Gunshot Residue Evidence

Steven Dowell, a criminalist with the Los Angeles County Department of the Coroner, and an expert in gunshot residue analysis, testified at both the trial and at the writ proceeding. He analyzed the gunshot residue kit evidence taken from the hands of Efren Cruz after the Lot 10 shootings. He testified that there were several unique particles of gunshot residue on Cruz’s right hand sample and several consistent particles of gunshot residue on his left hand sample. He opined that Cruz was either the shooter, or was within the environment where the shooting occurred. At trial he testified that residue would be in an environment within 2 ½ feet to the side, top, back, and bottom of the fired weapon, and within up to 5 feet in the muzzle direction of that weapon. He testified in a similar fashion at the writ proceeding, but added that new studies had shown that gunshot residue can exist up to 20 feet in the muzzle direction of the fired weapon.

Clothing and Physical Descriptors

The court spent considerable time during the writ proceeding, and after the submission of the matter for decision, reviewing the videotape from the front of the Hurricane Club on the evening in question. The videotape is taken at night in low light circumstances, but certain details regarding the clothing and descriptions of the participants can be discerned. This videotape was in evidence at trial.

The videotape and other evidence at trial or from the writ proceeding reveal the following about the clothing and physical descriptions of the Oxnard group.

Efren Cruz—is approximately 5’8” and has light skin and black hair. He was the shortest of the group that entered together. He weighed approximately 180 lbs. He was wearing a long sleeve dark and medium blue and white plaid pendleton type shirt (Size XL). His pants were dark blue levis. (Size 38 waist, 30 length) His shirt and pants were baggy in appearance. His shirt was untucked when entering the club and tucked in, but baggy in appearance upon departure. He wore black, ankle high combat type boots which were not visible at the ankle level because of his baggy pants. He had a light moustache, no other facial hair, and a “fade” haircut (very short around the ears and base of the head and longer on the top, or crown of the head) with slight sideburns below the center of the ear. His hair on top stood straight up and was longer than that of any of the other persons in the group.

Gerardo Reyes—is approximately 6’0”-6’1” (in the taped interview with Santa Barbara police, he said he was 6’1” or 6’2”). He has light skin and black hair. He weighed approximately 220 lbs. He bears a familial resemblance to his cousin, Efren Cruz. He was the tallest of the Oxnard group. He was wearing a dark long sleeve flannel type shirt with brown, possibly patterned into it. He wore dark levi type pants which were more form fitting than the pants worn by others.
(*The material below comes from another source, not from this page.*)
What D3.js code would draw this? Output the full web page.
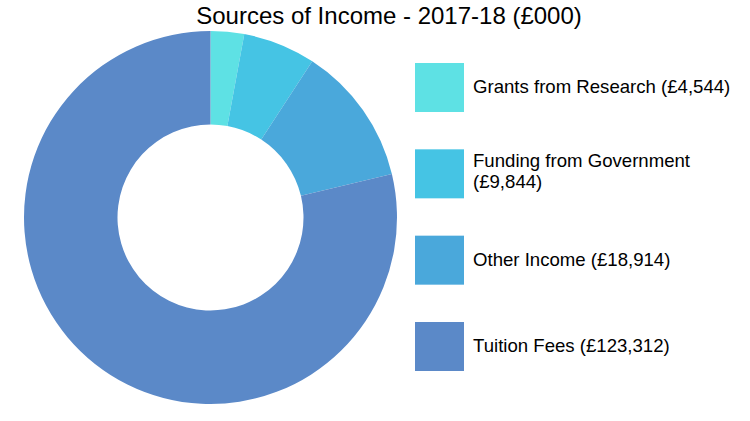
<!DOCTYPE html>
<html><head><meta charset="utf-8">
<script src="https://cdn.jsdelivr.net/npm/d3@7"></script>
<style>body{margin:0;background:#fff}svg{display:block}text{font-family:"Liberation Sans",Arial,sans-serif;fill:#000}</style>
</head><body><svg id="c" width="750" height="421"></svg>
<script>
const categories = ["Grants from Research", "Funding from Government", "Other Income", "Tuition Fees"];
const values = [4544, 9844, 18914, 123312];
const labelLines = [["Grants from Research (£4,544)"], ["Funding from Government", "(£9,844)"], ["Other Income (£18,914)"], ["Tuition Fees (£123,312)"]];
const colors = ["#5ee1e4", "#45c4e4", "#4aa8db", "#5b89c8"];
const title = "Sources of Income - 2017-18 (£000)";

const svg = d3.select("#c");
svg.append("text").attr("x", 389).attr("y", 24).attr("text-anchor", "middle")
  .attr("font-size", 24).text(title);

const data = categories.map((c, i) => ({ c, v: values[i], i }));
const pie = d3.pie().value(d => d.v).sort(null);
const arc = d3.arc().innerRadius(93).outerRadius(186.5);
const g = svg.append("g").attr("transform", "translate(210.5,217.5)");
g.selectAll("path").data(pie(data)).join("path")
  .attr("d", arc).attr("fill", d => colors[d.data.i]);

const color = d3.scaleOrdinal().domain(categories).range(colors);
const ly = d3.scalePoint().domain(categories).range([63, 322]);
const leg = svg.append("g");
const items = leg.selectAll("g").data(categories).join("g")
  .attr("transform", d => `translate(415,${ly(d)})`);
items.append("rect").attr("width", 49).attr("height", 49).attr("fill", d => color(d));
items.each(function (d, i) {
  const lines = labelLines[i];
  const t = d3.select(this).append("text").attr("font-size", 18.6);
  const lh = 21;
  const y0 = 30 - (lines.length - 1) * 12;
  lines.forEach((l, k) => t.append("tspan").attr("x", 58).attr("y", y0 + k * lh).text(l));
});
</script></body></html>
His shirt was tucked in when entering the club and tucked in upon departure. He wore brown ankle high hiking style boots, and the tops of the boots at ankle level were visible. His clothing was not baggy, and he appears thick through the upper torso (broad shouldered) and thin from the waist down. He had a moustache and a goatee. His hair was cut close to the scalp in a strong fade, with virtually no sideburns. He led the group up to the bar entrance, and led them away upon their departure.

Leo Gonzales—appears to be an inch or two shorter than Gerardo Reyes. He was wearing a tan or light brown short sleeve shirt. His shirt was not tucked in upon arrival, but was tucked in upon departure. He had dark pants which could be black levis. His shoes were dark or black. He had a fade haircut.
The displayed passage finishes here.